Idaho Dog Missing After Being Launched From Car Following Accident Is Found Herding Sheep
Tilly, a 2-year-old border collie, was ejected and launched from the rear of his owner's SUV during a car accident on Sunday in Rathdrum, Idaho. He then set out to find a career.
An Idaho dog is back home and resting after an adventurous and wild few days. After being thrust from a car during a collision and being declared missing, the ambitious dog was found herding sheep, People reported.
In a story that proves truth is oftentimes stranger than fiction, Tilly, a 2-year-old border collie, was ejected and launched from the rear of his owner's SUV during a car accident on Sunday in Rathdrum, Idaho, according to reports.
Following the ejection from the owner’s GMC Yukon, which was towing a horse trailer, Tilly fled the scene of the accident, KHQ.com reported.
The person driving the car which collided with the SUV was transported to a nearby hospital and was treated and released, KHQ.com reported.
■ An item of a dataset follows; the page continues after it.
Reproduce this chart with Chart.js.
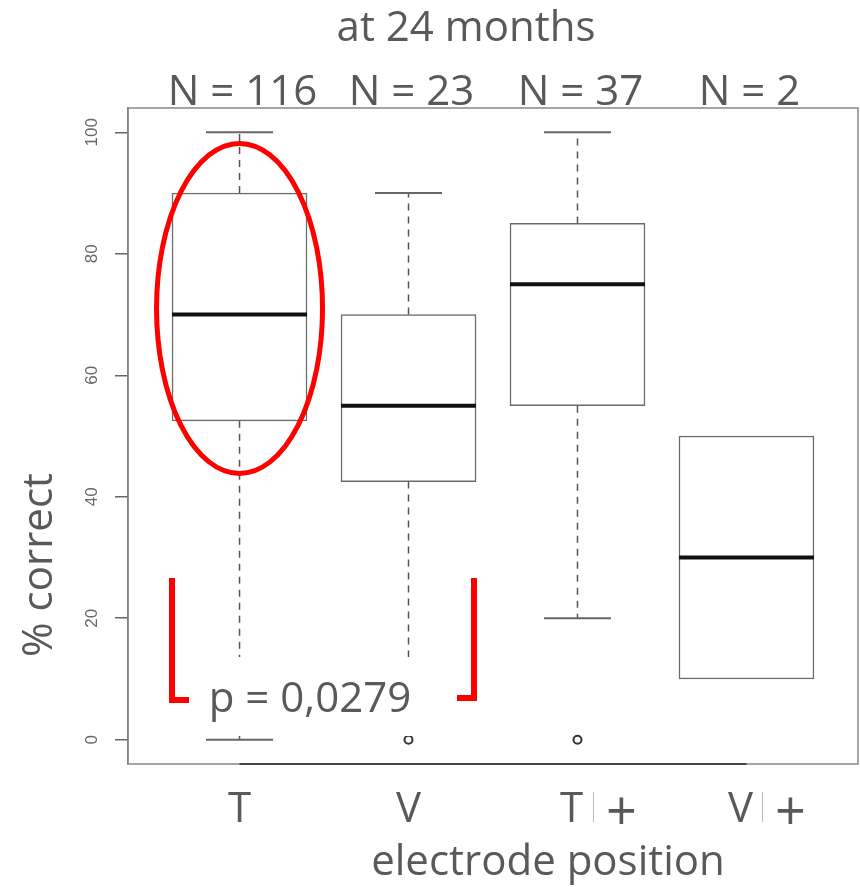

No other injuries were reported.
Tilly was believed to be missing and Idaho State Police issued a plea for those in the area to be on the lookout for the dog.
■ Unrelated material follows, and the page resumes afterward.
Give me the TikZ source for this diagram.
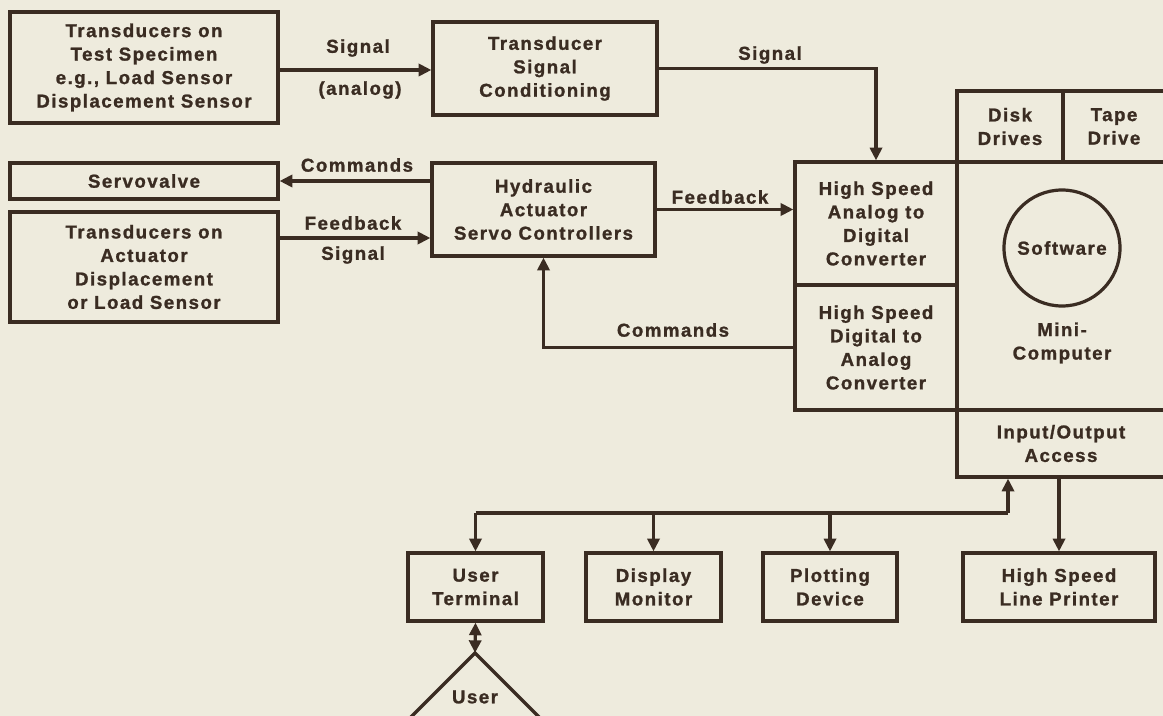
\documentclass[tikz,border=0pt]{standalone}
\usepackage{fontspec}
\setmainfont{Liberation Sans}[BoldFont={Liberation Sans Bold}, BoldFeatures={FakeBold=1.2}, LetterSpace=8]
\usetikzlibrary{arrows.meta}
\definecolor{bg}{RGB}{238,235,221}
\definecolor{ink}{RGB}{58,44,34}
\begin{document}
\begin{tikzpicture}[x=0.75pt,y=-0.75pt,
  txt/.style={text=ink, font=\fontsize{14}{17.6}\selectfont\bfseries, align=center, inner sep=0pt},
  box/.style={txt, draw=ink, line width=2.4pt},
  sz/.style 2 args={minimum width=#1*0.75pt, minimum height=#2*0.75pt},
  arr/.style={draw=ink, line width=2.4pt, -{Triangle[length=9.5pt,width=9pt]}},
  arrtwo/.style={draw=ink, line width=2.4pt, {Triangle[length=9.5pt,width=9pt]}-{Triangle[length=9.5pt,width=9pt]}},
  ln/.style={draw=ink, line width=2.4pt}]
\fill[bg] (0,0) rectangle (1163,716);
\useasboundingbox (0,0) rectangle (1163,716);
% left column
\node[box, sz={268}{111}] (spec) at (144,67.5) {Transducers on\\Test Specimen\\e.g., Load Sensor\\Displacement Sensor};
\node[box, sz={224}{93}] (cond) at (545,68.5) {Transducer\\Signal\\Conditioning};
\node[box, sz={268}{36}] (servo) at (144,181) {Servovalve};
\node[box, sz={268}{110}] (act) at (144,267) {Transducers on\\Actuator\\Displacement\\or Load Sensor};
\node[box, sz={223}{93}] (hyd) at (543.5,209.5) {Hydraulic\\Actuator\\Servo Controllers};
% computer block
\node[box, sz={208}{248}] (comp) at (1061,286) {};
\node[box, sz={106}{71}] (disk) at (1010,126.5) {Disk\\Drives};
\node[box, sz={102}{71}] (tape) at (1114,126.5) {Tape\\Drive};
\node[box, sz={162}{123}] (adc) at (876,223.5) {High Speed\\Analog to\\Digital\\Converter};
\node[box, sz={162}{125}] (dac) at (876,347.5) {High Speed\\Digital to\\Analog\\Converter};
\node[box, circle, minimum size=116*0.75pt] (soft) at (1062,248) {Software};
\node[txt] (mini) at (1062,343) {Mini-\\Computer};
\node[box, sz={208}{67}] (io) at (1061,443.5) {Input/Output\\Access};
% bottom row
\node[box, sz={135}{68}] (term) at (475.5,587) {User\\Terminal};
\node[box, sz={135}{68}] (disp) at (653.5,587) {Display\\Monitor};
\node[box, sz={134}{68}] (plot) at (830,587) {Plotting\\Device};
\node[box, sz={192}{68}] (prn) at (1059,587) {High Speed\\Line Printer};
% user triangle
\coordinate (apex) at (475,653);
\draw[ln, line join=miter] (apex) -- (385,743) -- (565,743) -- cycle;
\node[txt] (user) at (475,697) {User};
% connectors
\draw[arr] (spec.east |- 0,70) -- (cond.west |- 0,70);
\node[txt] (l1) at (358,48) {Signal};
\node[txt] (l2) at (360,90) {(analog)};
\draw[arr] (cond.east) -| (adc.north);
\node[txt] (l3) at (770,55) {Signal};
\draw[arr] (hyd.west |- servo.east) -- (servo.east);
\node[txt] (l4) at (357,165) {Commands};
\draw[arr] (act.east |- 0,238) -- (hyd.west |- 0,238);
\node[txt] (l5) at (353,223) {Feedback};
\node[txt] (l6) at (353,255) {Signal};
\draw[arr] (hyd.east) -- (hyd.east -| adc.west);
\node[txt] (l7) at (720,197) {Feedback};
\draw[arr] (dac.west) -| (hyd.south);
\node[txt] (l8) at (673,330) {Commands};
% bus
\coordinate (bl) at (475.5,513);
\coordinate (br) at (1008,513);
\draw[ln] (bl) -- (br);
\draw[arr] (bl) -- (term.north);
\draw[arr] (disp.north |- bl) -- (disp.north);
\draw[arr] (plot.north |- bl) -- (plot.north);
\draw[arr] (br) -- (br |- io.south);
\draw[arr] (prn.north |- io.south) -- (prn.north);
\draw[arrtwo] (term.south) -- (apex);
\end{tikzpicture}
\end{document}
"Tilly has no tail, a dark-colored face, weighs approximately 70 pounds, and was wearing a multi-colored plaid and tan-colored collar with a name tag containing the owner's contact information,” police said.
Soon after, a Facebook post about Tilly being missing went up on social media. It was shared over 3,000 times and would prove to be just the thing to bring the dog back to its owners, as it was just one-and-a-half miles away on a nearby farm herding sheep.
Tilly was found by the Potter family on their farm after they mistook it for their own sheep-herding dog, The Spokesman-Review reported. The family recognized the dog as the one that was missing in the area and that same afternoon a Kootenai County Sheriff's Office deputy who was searching for Tilly drove by the farm, People reported.
"I think that dog was trying to herd," Travis Potter told The Spokesman-Review.
Tilly was returned safe and sound to its owners with some new work experience under its collar.
When Tilly’s owners learned of their dog’s new work experience, it came as no surprise to them.
"He'll herd anything," Linda Oswald told The Spokesman-Review. "When I go to the dog park, he tries to herd the people into one group."
The Oswald family say Tilly is safe and sound and thanked those who looked after their pet.